2. Pursuant to Sec. 227.48(2), Stats., the Commission hereby notifies the parties that a petition for rehearing may be filed with the Commission by following the procedures set forth in Sec. 227.49 and that a petition for judicial review naming the Commission as Respondent, may be filed by following the procedures set forth in Sec. 227.53, Stats.
227.49 Petitions for rehearing in contested cases. (1) A petition for rehearing shall not be prerequisite for appeal or review. Any person aggrieved by a final order may, within 20 days after service of the order, file a written petition for rehearing which shall specify in detail the grounds for the relief sought and supporting authorities. An agency may order a rehearing on its own motion within 20 days after service of a final order. This subsection does not apply to s. 17.025(3)(e). No agency is required to conduct more than one rehearing based on a petition for rehearing filed under this subsection in any contested case.
227.53 Parties and proceedings for review. (1) Except as otherwise specifically provided by law, any person aggrieved by a decision specified in s. 227.52 shall be entitled to judicial review thereof as provided in this chapter.
(a) Proceedings for review shall be instituted by serving a petition therefore personally or by certified mail upon the agency or one of its officials, and filing the petition in the office of the clerk of the circuit court for the county where the judicial review proceedings are to be held. Unless a rehearing is requested under s. 227.49, petitions for review under this paragraph shall be served and filed within 30 days after the service of the decision of the agency upon all parties under s. 227.48. If a rehearing is requested under s. 227.49, any party desiring judicial review shall serve and file a petition for review within 30 days after service of the order finally disposing of the application for rehearing, or within 30 days after the final disposition by operation of law of any such application for rehearing. The 30-day period for serving and filing a petition under this paragraph commences on the day after personal service or mailing of the decision by the agency. If the petitioner is a resident, the proceedings shall be held in the circuit court for the county where the petitioner resides, except that if the petitioner is an agency, the proceedings shall be in the circuit court for the county where the respondent resides and except as provided in ss. 77.59(6)(b), 182.70(6) and 182.71(5)(g). The proceedings shall be in the circuit court for Dane county if the petitioner is a nonresident. If all parties stipulate and the court to which the parties desire to transfer the proceedings agrees, the proceedings may be held in the county designated by the parties. If 2 or more petitions for review of the same decision are filed in different counties, the circuit judge for the county in which a petition for review of the decision was first filed shall determine the venue for judicial review of the decision, and shall order transfer or consolidation where appropriate.
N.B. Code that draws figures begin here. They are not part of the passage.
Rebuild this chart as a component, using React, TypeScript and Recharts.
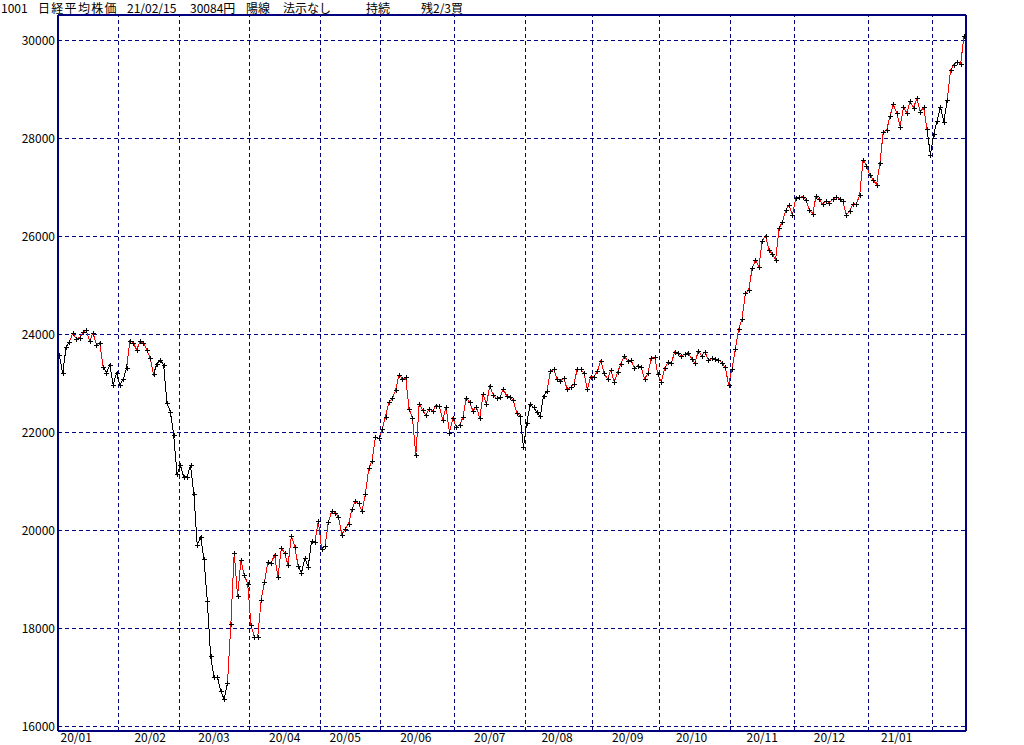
import { LineChart, Line, XAxis, YAxis, CartesianGrid, ReferenceLine } from "recharts";

// Nikkei 225 daily closes, 2020/01/07 .. 2021/02/15, one array per month
const MONTHS = ["20/01", "20/02", "20/03", "20/04", "20/05", "20/06", "20/07", "20/08", "20/09", "20/10", "20/11", "20/12", "21/01", "21/02"];

const DAYS = [
  [7, 8, 9, 10, 14, 15, 16, 17, 20, 21, 22, 23, 24, 27, 28, 29, 30, 31],
  [3, 4, 5, 6, 7, 10, 12, 13, 14, 17, 18, 19, 20, 21, 25, 26, 27, 28],
  [2, 3, 4, 5, 6, 9, 10, 11, 12, 13, 16, 17, 18, 19, 23, 24, 25, 26, 27, 30, 31],
  [1, 2, 3, 6, 7, 8, 9, 10, 13, 14, 15, 16, 17, 20, 21, 22, 23, 24, 27, 28, 30],
  [1, 7, 8, 11, 12, 13, 14, 15, 18, 19, 20, 21, 22, 25, 26, 27, 28, 29],
  [1, 2, 3, 4, 5, 8, 9, 10, 11, 12, 15, 16, 17, 18, 19, 22, 23, 24, 25, 26, 29, 30],
  [1, 2, 3, 6, 7, 8, 9, 10, 13, 14, 15, 16, 17, 20, 21, 22, 27, 28, 29, 30, 31],
  [3, 4, 5, 6, 7, 11, 12, 13, 14, 17, 18, 19, 20, 21, 24, 25, 26, 27, 28, 31],
  [1, 2, 3, 4, 7, 8, 9, 10, 11, 14, 15, 16, 17, 18, 23, 24, 25, 28, 29, 30],
  [2, 5, 6, 7, 8, 9, 12, 13, 14, 15, 16, 19, 20, 21, 22, 23, 26, 27, 28, 29, 30],
  [2, 4, 5, 6, 9, 10, 11, 12, 13, 16, 17, 18, 19, 20, 24, 25, 26, 27, 30],
  [1, 2, 3, 4, 7, 8, 9, 10, 11, 14, 15, 16, 17, 18, 21, 22, 23, 24, 25, 28, 29, 30],
  [4, 5, 6, 7, 8, 12, 13, 14, 15, 18, 19, 20, 21, 22, 25, 26, 27, 28, 29],
  [1, 2, 3, 4, 5, 8, 9, 10, 12, 15],
];

const CLOSES = [
  [23576, 23205, 23740, 23851, 24025, 23917, 23933, 24041, 24084, 23865, 24031, 23795, 23827, 23344, 23216, 23379, 22978, 23205],
  [22972, 23085, 23320, 23874, 23828, 23686, 23861, 23828, 23688, 23523, 23194, 23401, 23479, 23387, 22605, 22426, 21948, 21143],
  [21344, 21083, 21100, 21329, 20750, 19699, 19867, 19416, 18560, 17431, 17002, 17012, 16727, 16553, 16888, 18092, 19547, 18665, 19389, 19085, 18917],
  [18065, 17819, 17820, 18576, 18950, 19353, 19346, 19499, 19043, 19639, 19550, 19290, 19897, 19669, 19281, 19138, 19429, 19262, 19783, 19771, 20194],
  [19619, 19675, 20179, 20391, 20366, 20267, 19915, 20037, 20134, 20433, 20595, 20552, 20388, 20742, 21271, 21419, 21916, 21878],
  [22062, 22326, 22614, 22696, 22864, 23178, 23091, 23125, 22473, 22305, 21531, 22582, 22456, 22355, 22479, 22437, 22549, 22534, 22260, 22512, 21995, 22288],
  [22122, 22146, 22306, 22714, 22615, 22439, 22529, 22291, 22785, 22587, 22946, 22770, 22696, 22717, 22884, 22752, 22716, 22657, 22397, 22339, 21710],
  [22195, 22574, 22515, 22418, 22330, 22750, 22844, 23250, 23289, 23097, 23051, 23111, 22881, 22920, 22986, 23297, 23291, 23209, 22883, 23140],
  [23138, 23247, 23466, 23205, 23090, 23274, 23033, 23235, 23406, 23559, 23455, 23476, 23319, 23360, 23346, 23088, 23205, 23512, 23539, 23185],
  [23030, 23312, 23434, 23423, 23647, 23620, 23559, 23602, 23627, 23507, 23411, 23671, 23567, 23639, 23474, 23517, 23494, 23486, 23419, 23332, 22977],
  [23295, 23695, 24105, 24325, 24840, 24906, 25350, 25521, 25386, 25907, 26015, 25728, 25634, 25527, 26166, 26297, 26537, 26645, 26434],
  [26788, 26801, 26809, 26751, 26547, 26467, 26818, 26756, 26653, 26732, 26688, 26757, 26807, 26763, 26714, 26436, 26525, 26668, 26657, 26854, 27568, 27444],
  [27258, 27159, 27056, 27490, 28139, 28164, 28457, 28698, 28519, 28242, 28633, 28523, 28757, 28631, 28822, 28546, 28635, 28197, 27663],
  [28091, 28362, 28647, 28342, 28779, 29389, 29506, 29563, 29520, 30084],
];

// point index ranges [from, to] where the line is drawn black (red elsewhere)
const BLACK_RUNS = [[0, 3], [13, 20], [28, 50], [71, 76], [78, 79], [137, 145], [258, 264]];

const Y_TICKS = [16000, 18000, 20000, 22000, 24000, 26000, 28000, 30000];
const Y_MIN = 15908;
const Y_MAX = 30520;

const TITLE = ["1001", "日経平均株価", "21/02/15", "30084円", "陽線", "法示なし", "持続", "残2/3買"];
const TITLE_X = [1, 38, 127, 190, 246, 283, 366, 421];

const NAVY = "#000080";
const FONT = "'Noto Sans CJK JP', 'Noto Sans', sans-serif";

const rows = CLOSES.flatMap((vals, m) =>
  vals.map((close, k) => ({ month: MONTHS[m], day: DAYS[m][k], close }))
).map((r, i) => ({ ...r, i }));
const N = rows.length;

const boundaries = rows.filter((r, i) => i > 0 && r.month !== rows[i - 1].month).map((r) => r.i);

const labelTicks = MONTHS.slice(0, -1).map((m) => rows.find((r) => r.month === m && r.day >= 15)!.i);
const labelOf: Record<number, string> = {};
labelTicks.forEach((t) => { labelOf[t] = rows[t].month; });

const isBlack = (seg: number) => BLACK_RUNS.some(([a, b]) => seg >= a && seg < b);
const stops: { off: number; c: string }[] = [];
{
  let cur = isBlack(0) ? "#000000" : "#ff0000";
  stops.push({ off: 0, c: cur });
  for (let s = 1; s < N - 1; s++) {
    const c = isBlack(s) ? "#000000" : "#ff0000";
    if (c !== cur) {
      stops.push({ off: s / (N - 1), c: cur });
      stops.push({ off: s / (N - 1), c });
      cur = c;
    }
  }
  stops.push({ off: 1, c: cur });
}

function PlusDot(props: any) {
  const { cx, cy, index } = props;
  if (cx == null || cy == null) return null;
  const x = Math.round(cx);
  const y = Math.round(cy);
  return (
    <path
      key={`d${index}`}
      d={`M${x - 2} ${y + 0.5}h5M${x + 0.5} ${y - 2}v5`}
      stroke="#000"
      strokeWidth={1}
      fill="none"
      shapeRendering="crispEdges"
    />
  );
}

const tickStyle = { fill: "#000", fontSize: 12, fontFamily: FONT };

export default function App() {
  return (
    <div className="nk" style={{ position: "absolute", left: 0, top: 0, width: 1024, height: 745, background: "#fff", overflow: "hidden" }}>
      <style>{`.nk svg line { shape-rendering: crispEdges; } .nk .recharts-line-curve { shape-rendering: crispEdges; }`}</style>
      {TITLE.map((t, k) => (
        <span
          key={k}
          style={{
            position: "absolute", left: TITLE_X[k], top: 2, fontSize: 12, lineHeight: "12px",
            letterSpacing: k === 1 ? 1.3 : 0, fontFamily: FONT, color: "#000", whiteSpace: "nowrap",
          }}
        >
          {t}
        </span>
      ))}
      <LineChart width={1024} height={745} data={rows} margin={{ top: 15, right: 0, bottom: 0, left: 0 }}>
        <defs>
          <linearGradient id="trend" x1="0" y1="0" x2="1" y2="0">
            {stops.map((s, k) => (
              <stop key={k} offset={s.off} stopColor={s.c} />
            ))}
          </linearGradient>
        </defs>
        <CartesianGrid yAxisId="l" vertical={false} stroke={NAVY} strokeDasharray="4 3" />
        <XAxis
          dataKey="i"
          type="number"
          domain={[-0.4, N - 1 + 0.6]}
          ticks={labelTicks}
          interval={0}
          tickFormatter={(v) => labelOf[v] ?? ""}
          tick={tickStyle}
          tickLine={false}
          tickSize={0}
          tickMargin={2}
          axisLine={{ stroke: NAVY, strokeWidth: 2 }}
          height={14}
        />
        <YAxis
          yAxisId="l"
          orientation="left"
          domain={[Y_MIN, Y_MAX]}
          ticks={Y_TICKS}
          interval={0}
          tick={tickStyle}
          tickLine={false}
          tickSize={0}
          tickMargin={3}
          axisLine={{ stroke: NAVY, strokeWidth: 2 }}
          width={58}
        />
        <YAxis
          yAxisId="r"
          orientation="right"
          domain={[Y_MIN, Y_MAX]}
          ticks={Y_TICKS}
          interval={0}
          tick={tickStyle}
          tickLine={false}
          tickSize={0}
          tickMargin={2}
          axisLine={{ stroke: NAVY, strokeWidth: 2 }}
          width={58}
        />
        <ReferenceLine yAxisId="l" y={Y_MAX} stroke={NAVY} strokeWidth={2} />
        {boundaries.map((b) => (
          <ReferenceLine key={b} yAxisId="l" x={b - 0.4} stroke={NAVY} strokeDasharray="4 3" />
        ))}
        <Line
          yAxisId="l"
          dataKey="close"
          type="linear"
          stroke="url(#trend)"
          strokeWidth={1}
          dot={PlusDot}
          activeDot={false}
          isAnimationActive={false}
        />
      </LineChart>
    </div>
  );
}
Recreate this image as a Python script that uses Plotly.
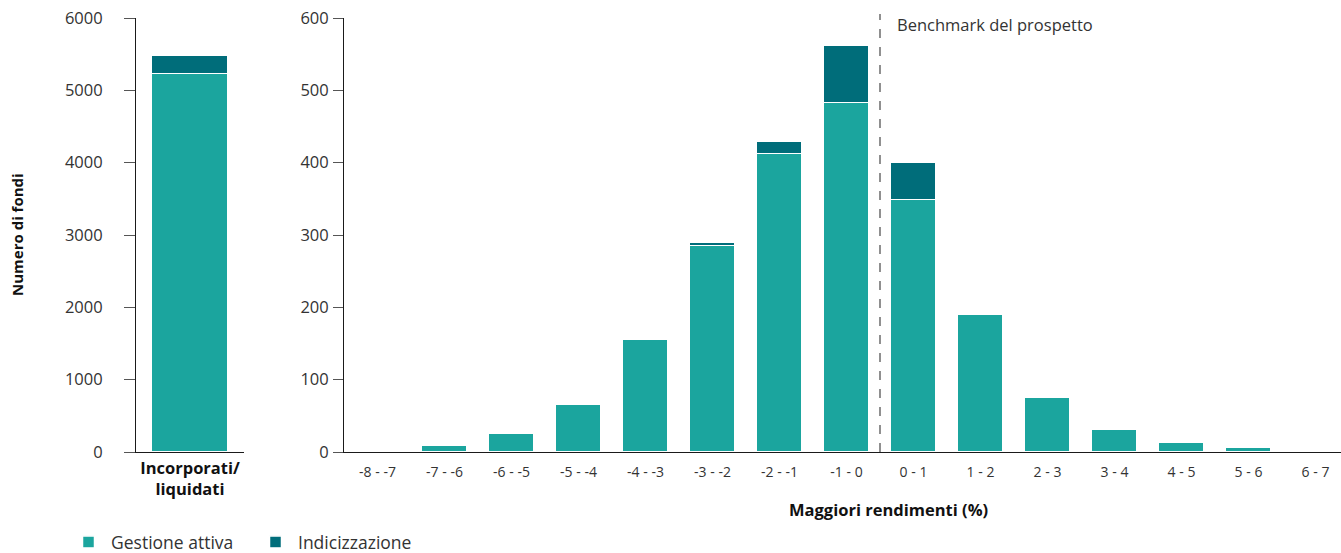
import plotly.graph_objects as go

# ---- data ----
left_category = ["Incorporati/<br>liquidati"]
left_attiva = [5230]
left_indicizzazione = [240]

categories = ["-8 - -7", "-7 - -6", "-6 - -5", "-5 - -4", "-4 - -3", "-3 - -2", "-2 - -1",
              "-1 - 0", "0 - 1", "1 - 2", "2 - 3", "3 - 4", "4 - 5", "5 - 6", "6 - 7"]
attiva = [0, 8, 25, 65, 155, 285, 412, 483, 349, 190, 75, 30, 13, 6, 0]
indicizzazione = [0, 0, 0, 0, 0, 4, 17, 78, 51, 0, 0, 0, 0, 0, 0]

left_ticks = [0, 1000, 2000, 3000, 4000, 5000, 6000]
right_ticks = [0, 100, 200, 300, 400, 500, 600]

GREEN = "#1ba59e"
DARK = "#006d7a"
FONT = "Open Sans"
W, H = 1341, 553
T, B = 18, 101

fig = go.Figure()
fig.add_trace(go.Bar(x=left_category, y=left_attiva, name="Gestione attiva", marker=dict(color=GREEN, line=dict(color="white", width=1.5)),
                     width=0.7, xaxis="x", yaxis="y", showlegend=True, legendgroup="a"))
fig.add_trace(go.Bar(x=left_category, y=left_indicizzazione, name="Indicizzazione", marker=dict(color=DARK, line=dict(color="white", width=1.5)),
                     width=0.7, xaxis="x", yaxis="y", showlegend=True, legendgroup="b"))
fig.add_trace(go.Bar(x=categories, y=attiva, name="Gestione attiva", marker=dict(color=GREEN, line=dict(color="white", width=1.5)),
                     width=0.67, xaxis="x2", yaxis="y2", showlegend=False, legendgroup="a"))
fig.add_trace(go.Bar(x=categories, y=indicizzazione, name="Indicizzazione", marker=dict(color=DARK, line=dict(color="white", width=1.5)),
                     width=0.67, xaxis="x2", yaxis="y2", showlegend=False, legendgroup="b"))

axis_common = dict(showgrid=False, zeroline=False, showline=True, linecolor="#1a1a1a", linewidth=1, automargin=False)
plot_h = H - T - B

fig.update_layout(
    width=W, height=H,
    margin=dict(l=0, r=0, t=T, b=B),
    barmode="stack",
    plot_bgcolor="white", paper_bgcolor="white",
    font=dict(family=FONT, size=15, color="#333333"),
    bargap=0,
    xaxis=dict(domain=[136 / W, 244 / W], type="category", range=[-0.5, 0.5], ticks="",
               tickfont=dict(size=16.5, color="#111111", weight="bold"), anchor="y",
               ticklabelstandoff=1, **axis_common),
    yaxis=dict(range=[0, 6000], tickvals=left_ticks, ticks="outside", ticklen=11, tickcolor="#555555",
               ticklabelstandoff=18, tickfont=dict(size=16.5, color="#333333"), anchor="x", **axis_common),
    xaxis2=dict(domain=[344 / W, 1.0], type="category", range=[-0.5, -0.5 + 997 / 67.0], ticks="",
                tickfont=dict(size=14, color="#333333"), anchor="y2", ticklabelstandoff=7, **axis_common),
    yaxis2=dict(range=[0, 600], tickvals=right_ticks, ticks="outside", ticklen=10, tickcolor="#555555",
                ticklabelstandoff=1, tickfont=dict(size=16.5, color="#333333"), anchor="x2", **axis_common),
    legend=dict(orientation="h", xref="container", yref="container", x=66 / W, y=1 - 542 / H,
                xanchor="left", yanchor="middle", itemwidth=35,
                entrywidth=137, entrywidthmode="pixels",
                font=dict(size=17.5, color="#333333"), traceorder="normal"),
)

fig.add_shape(type="line", xref="x2", yref="paper", x0=7.5, x1=7.5, y0=0, y1=(452 - 14) / plot_h,
              line=dict(color="#555555", width=1.3, dash="dash"))

fig.add_annotation(text="Benchmark del prospetto", xref="x2", yref="paper", x=7.5, xshift=15,
                   y=(452 - 24) / plot_h, xanchor="left", yanchor="middle", showarrow=False,
                   font=dict(size=16.5, color="#333333"))
fig.add_annotation(text="<b>Numero di fondi</b>", xref="paper", yref="paper", x=17 / W, y=0.5,
                   textangle=-90, showarrow=False, xanchor="center", yanchor="middle",
                   font=dict(size=15, color="#111111"))
fig.add_annotation(text="<b>Maggiori rendimenti (%)</b>", xref="paper", yref="paper", x=888 / W,
                   y=(452 - 509) / plot_h, showarrow=False, xanchor="center", yanchor="middle",
                   font=dict(size=16.5, color="#111111"))

fig.write_html("out.html", config={"displayModeBar": False},
               post_script="document.body.style.margin='0px';")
(b) The petition shall state the nature of the petitioner's interest, the facts showing that petitioner is a person aggrieved by the decision, and the grounds specified in s. 227.57 upon which petitioner contends that the decision should be reversed or modified.
(c) Copies of the petition shall be served, personally or by certified mail, or, when service is timely admitted in writing, by first class mail, not later than 30 days after the institution of the proceeding, upon all parties who appeared before the agency in the proceeding in which the order sought to be reviewed was made.
Note: For purposes of the above-noted statutory time-limits, the date of Commission service of this decision is the date it is placed in the mail (in this case the date appearing immediately above the signatures); the date of filing of a rehearing petition is the date of actual receipt by the Commission; and the service date of a judicial review petition is the date of actual receipt by the Court and placement in the mail to the Commission.
3. The Edes have rejected work only when they were ill.
4. Oconto County (Sheriff's Department), Dec. No. 21847-C (WERC, 12/90).
6. In Laona, the employes in question worked 25 and 32 hours, respectively, in a 5 month period.